Masters’ thesis Abstract

ABSTRACT

My thesis identifies a problem and proposes a solution.  The problem is that certain tensions necessary to Christian life and praxis (i.e., between confidence and humility, knowledge and experience, truth and love) have become rigidified into hierarchies, a problem attributable to and / or exemplified in recent perspectives in evangelical, biblical hermeneutics.

These perspectives rightly emphasize (i) the Holy Spirit’s assistance in interpretation and (ii) the benefit of proper, exegetical method in knowing God.  Yet in claiming that Spirit-endowed Christians are better readers of the world and the Bible than non-Christians, have these perspectives weighted confidence in the Spirit’s aid over the humility requisite to being finite and sinful?  Likewise, in claiming that Christians who start with the Bible and read it properly will understand God better than Christians who do not, have these perspectives prioritized knowing about God to experiencing God—textual examination to embodied understanding?

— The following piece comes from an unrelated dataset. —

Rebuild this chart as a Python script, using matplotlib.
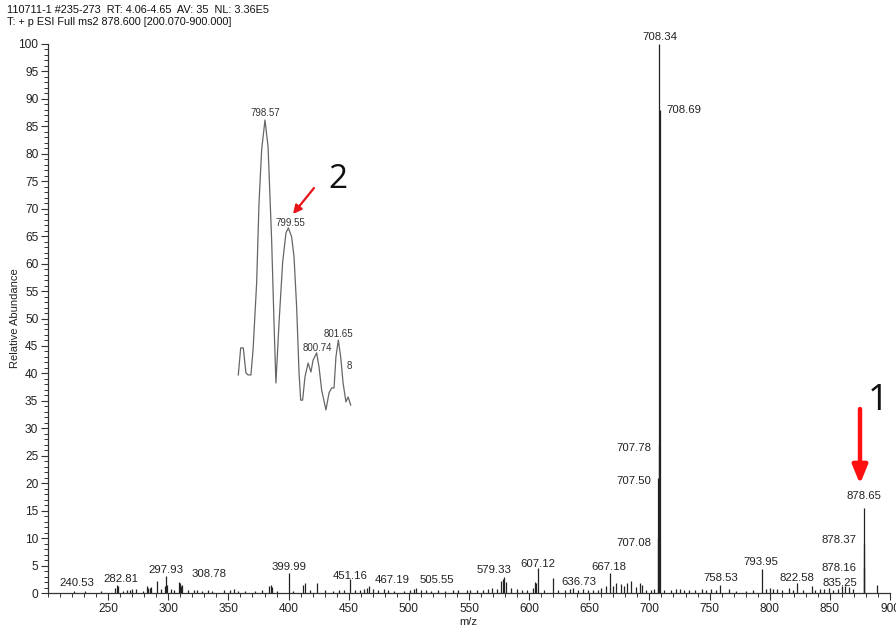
import matplotlib
matplotlib.use("Agg")
import matplotlib.pyplot as plt
import numpy as np
from matplotlib.ticker import MultipleLocator

plt.rcParams['font.family'] = ['Liberation Sans', 'DejaVu Sans']

# ---- data ----
header1 = "110711-1 #235-273  RT: 4.06-4.65  AV: 35  NL: 3.36E5"
header2 = "T: + p ESI Full ms2 878.600 [200.070-900.000]"

peak_mz = [222, 231, 244, 256, 257, 258, 262, 266, 268, 270, 273, 279, 282, 283, 285, 286,
           290.5, 294, 297, 297.93, 299, 302, 305, 308.78, 309.5, 310.5, 311.5, 316, 321, 324,
           328, 333, 336, 346, 351, 355, 358, 364, 372, 378, 384, 385, 386, 390, 399.99, 404,
           412, 413.5, 418, 424, 430, 437, 442, 446, 451.16, 455, 459, 463, 465, 467.19, 470,
           474, 479, 483, 488, 496, 501, 504, 505.55, 510, 514, 518, 524, 530, 537, 541, 548,
           551, 557, 562, 566, 569, 573, 577, 578.5, 579.33, 581, 585, 590, 594, 598, 603, 605,
           606, 607.12, 612, 619.5, 624, 630, 634, 636.73, 641, 645, 649, 653, 657, 660, 664,
           667.18, 670, 672.6, 676, 679, 681, 685, 689, 692, 693.5, 697, 701, 704,
           707.08, 707.50, 707.78, 708.34, 708.69,
           712, 718, 722, 725, 729, 733, 738, 744, 747, 751, 755, 758.53, 766, 772, 780, 786,
           793.95, 797, 800, 803, 806, 810, 816, 819, 822.58, 828, 835.25, 838, 842, 845, 849,
           853, 857, 860, 863, 866, 869, 878.16, 878.37, 878.65, 889]
peak_int = [0.3, 0.3, 0.4, 1.0, 1.4, 1.2, 0.4, 0.6, 0.5, 0.7, 0.8, 0.4, 1.3, 1.0, 0.9, 1.1,
            2.1, 0.8, 1.2, 3.1, 1.4, 0.8, 0.6, 2.0, 1.8, 1.3, 1.5, 0.5, 0.5, 0.6,
            0.4, 0.5, 0.4, 0.6, 0.5, 0.7, 0.4, 0.3, 0.4, 0.5, 1.2, 1.5, 1.1, 0.4, 3.6, 0.4,
            1.4, 1.8, 0.5, 1.8, 0.5, 0.4, 0.5, 0.6, 2.5, 0.6, 0.5, 0.7, 1.0, 1.2, 0.8,
            0.6, 0.7, 0.5, 0.4, 0.4, 0.6, 0.8, 1.0, 0.6, 0.5, 0.4, 0.5, 0.4, 0.6, 0.5, 0.5,
            0.6, 0.5, 0.6, 0.7, 0.9, 0.8, 2.2, 2.6, 2.9, 2.0, 1.0, 0.8, 0.6, 0.6, 1.0, 2.0,
            1.8, 4.6, 0.6, 2.8, 0.6, 0.5, 0.7, 0.9, 0.6, 0.7, 0.6, 0.5, 0.6, 1.0, 1.2,
            3.6, 1.2, 1.8, 1.6, 1.2, 1.8, 2.2, 1.1, 1.8, 1.4, 0.6, 0.6, 0.8,
            10.0, 21.0, 27.0, 100.0, 88.0,
            0.6, 0.5, 0.8, 0.7, 0.6, 0.6, 0.5, 0.7, 0.6, 0.7, 0.5, 1.5, 0.8, 0.4, 0.4, 0.5,
            4.4, 0.8, 0.9, 0.7, 0.8, 0.6, 1.0, 0.6, 1.9, 0.5, 1.3, 0.6, 0.7, 0.8, 0.9,
            0.6, 0.7, 1.2, 1.3, 1.1, 0.7, 4.5, 9.0, 15.5, 1.4]

label_text = ["240.53", "282.81", "297.93", "308.78", "399.99", "451.16", "467.19", "505.55",
              "579.33", "607.12", "636.73", "667.18", "707.08", "707.50", "707.78", "708.34",
              "708.69", "758.53", "793.95", "822.58", "835.25", "878.16", "878.37", "878.65"]
label_x = [224, 261, 298, 334, 400, 451, 486, 523, 571, 607, 641, 666, 687.4, 687.4, 687.4,
           709, 729, 759, 793, 823, 858, 858, 858, 878]
label_y = [1.8, 2.55, 4.2, 3.5, 4.7, 3.1, 2.4, 2.4, 4.2, 5.3, 2.0, 4.7, 9.1, 20.4, 26.4,
           101.3, 88.0, 2.7, 5.6, 2.7, 1.8, 4.5, 9.6, 17.7]

# inset profile (zoom of m/z 797.4-802.2)
inset_mz = [797.45, 797.55, 797.66, 797.77, 797.86, 797.98, 798.07, 798.22, 798.32, 798.43,
            798.57, 798.70, 798.85, 798.95, 799.03, 799.16, 799.31, 799.45, 799.55, 799.69,
            799.79, 799.90, 800.00, 800.07, 800.15, 800.25, 800.38, 800.50, 800.59, 800.74,
            800.84, 800.95, 801.13, 801.26, 801.37, 801.47, 801.55, 801.65, 801.75, 801.85,
            801.97, 802.06, 802.17]
inset_int = [12.1, 21.4, 21.4, 12.8, 12.1, 12.1, 20.7, 43.8, 71.4, 89.7,
             100.0, 90.7, 58.6, 30.0, 9.3, 30.0, 50.7, 61.0, 62.8, 59.7,
             52.8, 35.5, 12.8, 3.4, 3.4, 11.4, 16.2, 13.1, 17.2, 19.7,
             14.8, 6.9, 0.0, 5.9, 7.6, 7.6, 18.3, 24.1, 18.3, 9.3,
             2.8, 4.5, 1.7]
inset_labels = ["798.57", "799.55", "800.74", "801.65", "8"]
inset_label_x = [798.57, 799.62, 800.755, 801.64, 802.10]
inset_label_y = [102.4, 64.5, 21.4, 26.2, 15.2]

# ---- figure ----
W, H = 896, 630
fig = plt.figure(figsize=(W / 100, H / 100), dpi=100)
x0, x1, y0, y1 = 48, 890, 593, 44
ax = fig.add_axes([x0 / W, 1 - y0 / H, (x1 - x0) / W, (y0 - y1) / H])
ax.set_xlim(200, 900)
ax.set_ylim(0, 100)
ax.vlines(peak_mz, 0, peak_int, colors='#222222', linewidth=0.9)
for s in ['top', 'right']:
    ax.spines[s].set_visible(False)
for s in ['left', 'bottom']:
    ax.spines[s].set_linewidth(0.9)
    ax.spines[s].set_color('#333333')
ax.xaxis.set_minor_locator(MultipleLocator(10))
ax.yaxis.set_major_locator(MultipleLocator(5))
ax.yaxis.set_minor_locator(MultipleLocator(1))
ax.set_xticks(np.arange(250, 901, 50))
ax.tick_params(axis='both', which='major', length=5, width=0.8, color='#333333',
               labelsize=8.6, labelcolor='#222222', pad=2)
ax.tick_params(axis='both', which='minor', length=3, width=0.7, color='#333333')
ax.set_xlabel("m/z", fontsize=8, color='#222222')
ax.set_ylabel("Relative Abundance", fontsize=8, color='#222222')
ax.xaxis.set_label_coords((468 - x0) / (x1 - x0), -(622 - y0) / (y0 - y1))
ax.yaxis.set_label_coords(-(x0 - 15) / (x1 - x0), (y0 - 318) / (y0 - y1))
ax.xaxis.label.set_va('center')
ax.yaxis.label.set_va('center')

for t, lx, ly in zip(label_text, label_x, label_y):
    ax.text(lx, ly, t, fontsize=8.2, ha='center', va='center', color='#222222', clip_on=False)

fig.text(7 / W, 1 - 10 / H, header1, fontsize=7.8, ha='left', va='center', color='#111111')
fig.text(7 / W, 1 - 22 / H, header2, fontsize=7.8, ha='left', va='center', color='#111111')

# inset
ix0, ix1, iy0, iy1 = 238.3, 350.7, 410, 120
axi = fig.add_axes([ix0 / W, 1 - iy0 / H, (ix1 - ix0) / W, (iy0 - iy1) / H])
axi.set_xlim(797.45, 802.17)
axi.set_ylim(0, 100)
axi.axis('off')
axi.patch.set_alpha(0)
axi.plot(inset_mz, inset_int, color='#666666', linewidth=0.9, clip_on=False)
for t, lx, ly in zip(inset_labels, inset_label_x, inset_label_y):
    axi.text(lx, ly, t, fontsize=7, ha='center', va='center', color='#333333', clip_on=False)

# red arrows and numbers
ax_over = fig.add_axes([0, 0, 1, 1])
ax_over.set_xlim(0, W)
ax_over.set_ylim(H, 0)
ax_over.axis('off')
ax_over.patch.set_alpha(0)
ax_over.annotate("", xy=(293, 214), xytext=(314, 188),
                 arrowprops=dict(arrowstyle='-|>,head_length=0.5,head_width=0.25',
                                 color='#e8141a', lw=1.6, shrinkA=0, shrinkB=0))
ax_over.annotate("", xy=(860, 484), xytext=(860, 409),
                 arrowprops=dict(arrowstyle='-|>,head_length=1.1,head_width=0.45',
                                 color='#ff1010', lw=3.2, shrinkA=0, shrinkB=0))
ax_over.text(338, 179, "2", fontsize=24, family=['Open Sans', 'DejaVu Sans'],
             ha='center', va='center', color='#111111')
ax_over.text(878, 401, "1", fontsize=26, family=['Open Sans', 'DejaVu Sans'],
             ha='center', va='center', color='#111111')

fig.savefig("out.png", dpi=100)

Ironically, setting confidence over humility can lead to knowing less (or wrongly): illegitimately viewing oneself and one’s community as self-sufficient.  The risk is solipsism.  Equally, setting textual explanation over lived understanding can result in overlooking truth: judging messages according to their methods risks neglecting other, truthful views of world and text.  The risk is sectarianism.  In both cases, are evangelicals guilty of valuing (biblical) truth over love (of neighbour)?

Paradoxically, where these hermeneutical perspectives are normative (as standards of faithfulness) within Christian communities, these communities need outsiders to awaken them to the imbalances in these tensions.

I contend, at base, that love and truth are co-central to humanity and God, whence “loving my neighbour as myself” means attending to his / her views (and truth) as closely as I consider my own and those of my community.  By corollary, I hypothesize that Christians may know themselves, the Bible, and the world more truly by listening to—and where appropriate, learning from—truth-seeking outsiders.

I investigate this hypothesis by supplementing a theological approach with a philosophically hermeneutical perspective.  Thus I use two themes in Paul Ricoeur’s hermeneutics—listening and suspecting, belonging and distance—to engage with ideological outsiders (Freud and Nietzsche) and methodological outsiders (liberation theologians).